Gather all lines containing the string "matplotlib" and copy them out.

____

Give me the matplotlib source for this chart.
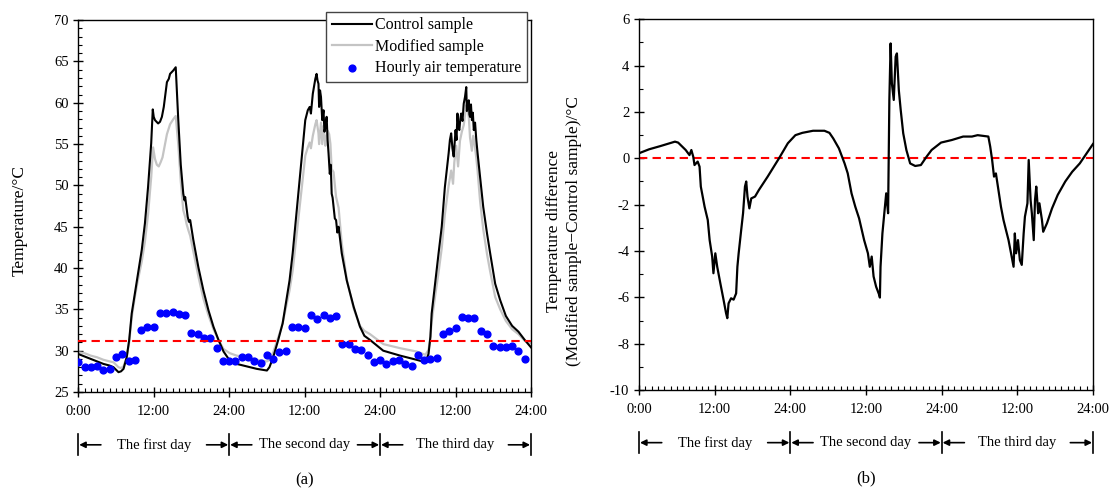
import matplotlib
matplotlib.use("Agg")
import matplotlib.pyplot as plt
from matplotlib.ticker import MultipleLocator, FixedFormatter, FixedLocator
from matplotlib.transforms import blended_transform_factory

plt.rcParams["font.family"] = ["Liberation Serif", "DejaVu Serif"]
plt.rcParams["axes.unicode_minus"] = False

# ---- data (hours since start of day 1) ---------------------------------- #
ctrl_t = [0.0, 1.0, 2.0, 3.0, 4.0, 5.0, 5.6, 6.0, 6.4, 6.8, 7.2, 7.7, 8.1, 8.5,
          9.0, 9.5, 10.1, 10.6, 11.1, 11.6, 11.85, 12.0, 12.2, 12.7, 13.0, 13.3,
          13.6, 13.8, 14.1, 14.4, 14.6, 15.1, 15.5, 15.9, 16.3, 16.7, 16.9, 17.0,
          17.2, 17.4, 17.6, 17.8, 18.3, 19.1, 19.9, 20.7, 21.5, 22.3, 23.1, 24.1,
          25.2, 26.8, 28.4, 30.0, 30.4, 31.0, 31.8, 32.5, 33.0, 33.6, 34.1, 34.6,
          35.2, 35.7, 36.1, 36.5, 36.8, 37.0, 37.3, 37.5, 37.7, 37.9, 38.05, 38.2,
          38.3, 38.45, 38.6, 38.8, 39.0, 39.15, 39.3, 39.5, 39.65, 39.8, 40.0,
          40.15, 40.3, 40.45, 40.6, 40.8, 41.0, 41.2, 41.4, 41.9, 42.7, 43.8, 44.8,
          45.5, 46.4, 48.5, 51.2, 53.8, 55.2, 55.7, 56.0, 56.2, 56.8, 57.3, 57.8,
          58.3, 58.9, 59.1, 59.3, 59.5, 59.7, 60.0, 60.15, 60.3, 60.45, 60.6,
          60.75, 60.9, 61.1, 61.3, 61.5, 61.7, 61.8, 61.9, 62.1, 62.2, 62.3, 62.45,
          62.6, 62.75, 62.9, 63.1, 63.3, 63.5, 63.9, 64.4, 65.0, 65.5, 66.3, 67.1,
          68.0, 69.0, 70.0, 71.0, 72.0]
ctrl_v = [29.6, 29.3, 29.0, 28.7, 28.4, 28.2, 28.0, 27.7, 27.4, 27.5, 27.8, 29.2,
          31.3, 34.5, 36.9, 39.3, 42.2, 45.4, 49.8, 55.1, 59.2, 58.3, 57.9, 57.5,
          57.7, 58.3, 59.5, 60.7, 62.5, 62.9, 63.5, 63.9, 64.3, 58.0, 52.5, 49.0,
          48.2, 48.6, 47.4, 46.2, 45.6, 45.8, 43.4, 40.1, 37.3, 34.9, 32.9, 31.3,
          29.9, 28.8, 28.4, 28.1, 27.8, 27.6, 28.0, 29.2, 31.3, 33.3, 35.7, 38.5,
          41.8, 45.8, 50.6, 54.7, 57.9, 59.1, 59.5, 58.7, 61.1, 62.0, 62.9, 63.5,
          62.7, 62.3, 59.5, 61.5, 60.7, 57.9, 59.1, 56.5, 57.1, 58.3, 55.5, 53.9,
          51.4, 52.5, 49.0, 48.5, 47.4, 46.0, 45.8, 44.3, 45.0, 41.8, 38.5, 35.3,
          32.9, 31.8, 31.3, 30.0, 29.4, 28.9, 28.6, 29.6, 31.7, 34.5, 38.5, 41.8,
          45.0, 49.8, 53.9, 55.5, 56.3, 54.5, 53.5, 56.7, 55.5, 58.7, 57.0, 56.7,
          58.0, 58.7, 57.8, 59.9, 60.7, 61.9, 59.0, 59.5, 60.3, 58.6, 58.3, 59.8,
          57.9, 58.8, 56.7, 57.6, 55.5, 53.9, 51.0, 47.4, 44.2, 41.8, 38.1, 36.1,
          34.2, 33.0, 32.3, 31.3, 30.4]

mod_t = [0.0, 1.0, 2.0, 3.0, 4.0, 5.0, 5.6, 6.0, 6.4, 6.8, 7.2, 7.7, 8.1, 8.5,
         9.0, 9.5, 10.1, 10.6, 11.1, 11.6, 11.9, 12.2, 12.5, 12.8, 13.1, 13.4,
         13.8, 14.1, 14.6, 15.1, 15.5, 15.9, 16.3, 16.7, 17.0, 17.2, 17.5, 17.8,
         18.3, 19.1, 19.9, 20.7, 21.5, 22.3, 23.1, 24.1, 25.2, 26.8, 28.4, 30.0,
         30.4, 31.0, 31.8, 32.5, 33.0, 33.6, 34.1, 34.6, 35.2, 35.7, 36.1, 36.5,
         36.8, 37.0, 37.3, 37.7, 37.9, 38.2, 38.3, 38.6, 38.8, 39.0, 39.3, 39.5,
         39.7, 39.9, 40.1, 40.3, 40.6, 41.0, 41.4, 41.9, 42.7, 43.8, 44.8, 45.5,
         46.4, 48.5, 51.2, 53.8, 55.2, 55.7, 56.0, 56.2, 56.8, 57.3, 57.8, 58.3,
         58.9, 59.3, 59.6, 59.8, 60.1, 60.4, 60.7, 61.0, 61.3, 61.5, 61.7, 61.9,
         62.1, 62.3, 62.6, 62.8, 63.0, 63.3, 63.5, 63.9, 64.4, 65.0, 65.5, 66.3,
         67.1, 68.0, 69.0, 70.0, 71.0, 72.0]
mod_v = [29.8, 29.7, 29.4, 29.2, 28.9, 28.7, 28.6, 28.3, 28.0, 27.9, 28.1, 29.2,
         31.0, 34.0, 36.5, 38.6, 40.8, 43.2, 46.5, 51.0, 54.6, 53.2, 52.5, 52.3,
         52.8, 53.4, 55.0, 56.2, 57.4, 58.0, 58.4, 55.0, 50.5, 47.0, 46.2, 45.4,
         44.6, 43.9, 42.0, 39.0, 36.3, 34.3, 32.6, 31.3, 30.2, 29.7, 29.4, 29.2,
         28.9, 28.7, 28.9, 29.8, 31.6, 33.3, 35.1, 37.3, 39.7, 43.2, 47.3, 51.0,
         53.6, 54.6, 55.2, 54.5, 56.0, 57.4, 57.9, 56.3, 55.0, 57.6, 55.0, 57.2,
         54.8, 56.0, 56.6, 56.2, 55.0, 52.0, 51.6, 48.6, 47.3, 43.0, 38.6, 35.1,
         33.0, 32.4, 32.0, 30.8, 30.3, 29.9, 29.5, 30.1, 31.6, 33.5, 36.9, 39.5,
         42.4, 46.5, 50.0, 51.8, 50.2, 52.8, 54.8, 52.3, 55.4, 56.5, 57.3, 58.5,
         59.7, 59.4, 58.3, 55.8, 54.2, 56.0, 55.2, 53.3, 51.8, 48.1, 44.7, 41.7,
         39.6, 36.5, 35.0, 33.6, 32.6, 32.0, 31.2, 30.9]

air_t = list(range(72))
air_v = [28.6, 28.0, 28.0, 28.2, 27.7, 27.8, 29.2, 29.6, 28.8, 28.9, 32.55, 32.9,
         32.9, 34.6, 34.6, 34.65, 34.5, 34.3, 32.1, 32.0, 31.5, 31.5, 30.3, 28.75,
         28.75, 28.8, 29.25, 29.25, 28.8, 28.5, 29.5, 29.0, 29.9, 30.0, 32.9, 32.9,
         32.7, 34.3, 33.8, 34.3, 34.0, 34.2, 30.85, 30.8, 30.25, 30.1, 29.5, 28.6,
         28.9, 28.4, 28.75, 28.9, 28.4, 28.1, 29.5, 28.9, 29.0, 29.1, 32.0, 32.4,
         32.8, 34.1, 34.0, 33.9, 32.4, 32.0, 30.6, 30.45, 30.4, 30.55, 29.95, 29.0]
air_ref = 31.15

diff_t = [0.0, 1.6, 3.4, 5.7, 6.2, 7.4, 8.0, 8.3, 8.6, 8.8, 9.3, 9.6, 9.8, 10.0,
          10.4, 10.9, 11.2, 11.6, 11.8, 12.1, 12.4, 12.9, 13.4, 13.8, 14.0, 14.2,
          14.6, 15.0, 15.4, 15.6, 15.8, 16.2, 16.5, 16.8, 17.0, 17.2, 17.5, 17.8,
          18.4, 19.0, 20.4, 22.2, 23.6, 24.8, 25.9, 27.6, 29.4, 30.2, 30.8, 31.7,
          32.6, 33.1, 33.7, 34.3, 34.9, 35.7, 36.3, 36.6, 36.9, 37.2, 37.6, 38.1,
          38.2, 38.3, 38.6, 38.9, 39.2, 39.5, 39.7, 39.9, 40.1, 40.4, 40.7, 40.9,
          41.2, 41.5, 41.9, 42.4, 43.0, 43.8, 44.7, 45.6, 46.4, 47.9, 49.6, 51.4,
          52.8, 53.7, 55.4, 55.7, 56.0, 56.3, 56.6, 57.0, 57.4, 57.8, 58.2, 58.6,
          59.0, 59.4, 59.6, 59.8, 60.1, 60.4, 60.7, 61.0, 61.2, 61.6, 61.8, 62.1,
          62.3, 62.6, 62.8, 63.0, 63.3, 63.5, 63.9, 64.1, 64.7, 65.5, 66.4, 67.6,
          68.7, 69.9, 71.0, 72.0]
diff_v = [0.22, 0.39, 0.53, 0.72, 0.68, 0.36, 0.14, 0.36, 0.07, -0.29, -0.14,
          -0.36, -1.22, -1.51, -2.09, -2.66, -3.53, -4.24, -4.96, -4.1, -4.68,
          -5.4, -6.1, -6.68, -6.9, -6.26, -6.04, -6.1, -5.83, -4.68, -4.1, -3.1,
          -2.37, -1.22, -1.0, -1.65, -2.16, -1.73, -1.65, -1.37, -0.79, 0.0, 0.65,
          1.0, 1.1, 1.19, 1.19, 1.1, 0.86, 0.43, -0.22, -0.65, -1.51, -2.09, -2.59,
          -3.53, -4.1, -4.68, -4.24, -5.1, -5.54, -5.9, -6.01, -4.68, -3.24, -2.37,
          -1.51, -2.37, 2.52, 4.96, 3.24, 2.52, 4.39, 4.53, 2.95, 2.09, 1.08, 0.36,
          -0.22, -0.33, -0.29, 0.07, 0.36, 0.68, 0.79, 0.94, 0.94, 1.0, 0.94, 0.5,
          -0.07, -0.79, -0.65, -1.37, -2.09, -2.66, -3.1, -3.53, -4.1, -4.68,
          -3.24, -4.1, -3.53, -4.39, -4.6, -3.24, -2.52, -1.94, -0.07, -1.8, -2.37,
          -3.53, -1.8, -1.22, -2.37, -1.94, -2.66, -3.17, -2.8, -2.16, -1.58, -1.0,
          -0.58, -0.22, 0.22, 0.62]

x_ticks = [0, 12, 24, 36, 48, 60, 72]
x_labels = ["0:00", "12:00", "24:00", "12:00", "24:00", "12:00", "24:00"]
day_names = ["The first day", "The second day", "The third day"]


def style_axes(ax):
    for s in ax.spines.values():
        s.set_color("black")
        s.set_linewidth(1.0)
    ax.set_xlim(0, 72)
    ax.xaxis.set_major_locator(FixedLocator(x_ticks))
    ax.xaxis.set_major_formatter(FixedFormatter(x_labels))
    ax.xaxis.set_minor_locator(MultipleLocator(1))
    ax.tick_params(which="major", direction="inout", length=7, width=1.0,
                   labelsize=10.5, top=False, right=False)
    ax.tick_params(which="minor", direction="in", length=3, width=0.8,
                   top=False, right=False)
    ax.tick_params(axis="x", which="major", pad=6)


def day_row(ax):
    tr = blended_transform_factory(ax.transData, ax.transAxes)
    yc, y0, y1 = -0.142, -0.112, -0.17
    for b in [0, 24, 48, 72]:
        ax.plot([b, b], [y0, y1], transform=tr, color="black", lw=1.2,
                clip_on=False)
    for i, name in enumerate(day_names):
        s, e = 24 * i, 24 * (i + 1)
        arrow = dict(arrowstyle="-|>", color="black", lw=1.2, mutation_scale=9,
                     shrinkA=0, shrinkB=0)
        ax.annotate("", xy=(s + 0.15, yc), xytext=(s + 3.6, yc), xycoords=tr,
                    textcoords=tr, arrowprops=arrow, annotation_clip=False)
        ax.annotate("", xy=(e - 0.15, yc), xytext=(e - 3.6, yc), xycoords=tr,
                    textcoords=tr, arrowprops=arrow, annotation_clip=False)
        ax.text((s + e) / 2, yc, name, transform=tr, ha="center", va="center",
                fontsize=10.5)


fig = plt.figure(figsize=(11.1, 4.88), dpi=100)
ax1 = fig.add_axes([0.0705, 0.1967, 0.4079, 0.762])
ax2 = fig.add_axes([0.5757, 0.2008, 0.409, 0.7596])

# ---- (a) temperatures ---------------------------------------------------- #
ax1.plot(mod_t, mod_v, color="#c4c4c4", lw=1.6, zorder=2, label="Modified sample")
ax1.plot(ctrl_t, ctrl_v, color="black", lw=1.5, zorder=3, label="Control sample")
ax1.scatter(air_t, air_v, s=24, color="#0000ff", zorder=4,
            label="Hourly air temperature")
ax1.axhline(air_ref, color="#ff0000", lw=1.5, ls=(0, (4, 2.5)), zorder=5)
style_axes(ax1)
ax1.set_ylim(25, 70)
ax1.yaxis.set_major_locator(MultipleLocator(5))
ax1.yaxis.set_minor_locator(MultipleLocator(1))
h, l = ax1.get_legend_handles_labels()
order = [1, 0, 2]
leg = ax1.legend([h[i] for i in order], [l[i] for i in order], loc="upper right",
                 bbox_to_anchor=(0.4745, 0.976), bbox_transform=fig.transFigure,
                 borderaxespad=0, fancybox=False, framealpha=1, edgecolor="#444444",
                 fontsize=11.5, handlelength=2.5, labelspacing=0.35,
                 handletextpad=0.2, borderpad=0.35)
leg.get_frame().set_linewidth(1.0)
leg.set_zorder(10)
day_row(ax1)
fig.text(0.018, 1 - 221 / 488, "Temperature/°C", rotation=90, ha="center",
         va="center", fontsize=12.5)
fig.text(0.2745, 1 - 480 / 488, "(a)", ha="center", va="center", fontsize=12)

# ---- (b) difference ------------------------------------------------------ #
ax2.plot(diff_t, diff_v, color="black", lw=1.6, zorder=3)
ax2.axhline(0, color="#ff0000", lw=1.5, ls=(0, (4, 2.5)), zorder=2)
style_axes(ax2)
ax2.set_ylim(-10, 6)
ax2.yaxis.set_major_locator(MultipleLocator(2))
ax2.yaxis.set_minor_locator(MultipleLocator(1))
day_row(ax2)
fig.text(564 / 1110, 1 - 231 / 488,
         "Temperature difference\n(Modified sample\u2212Control sample)/°C",
         rotation=90, ha="center", va="center", multialignment="center",
         fontsize=12.5, linespacing=1.25)
fig.text(866 / 1110, 1 - 478 / 488, "(b)", ha="center", va="center", fontsize=12)

fig.savefig("out.png", dpi=100)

____

* Complete output:
Give me the matplotlib source for this chart.
import matplotlib
matplotlib.use("Agg")
import matplotlib.pyplot as plt
from matplotlib.ticker import MultipleLocator, FixedFormatter, FixedLocator
from matplotlib.transforms import blended_transform_factory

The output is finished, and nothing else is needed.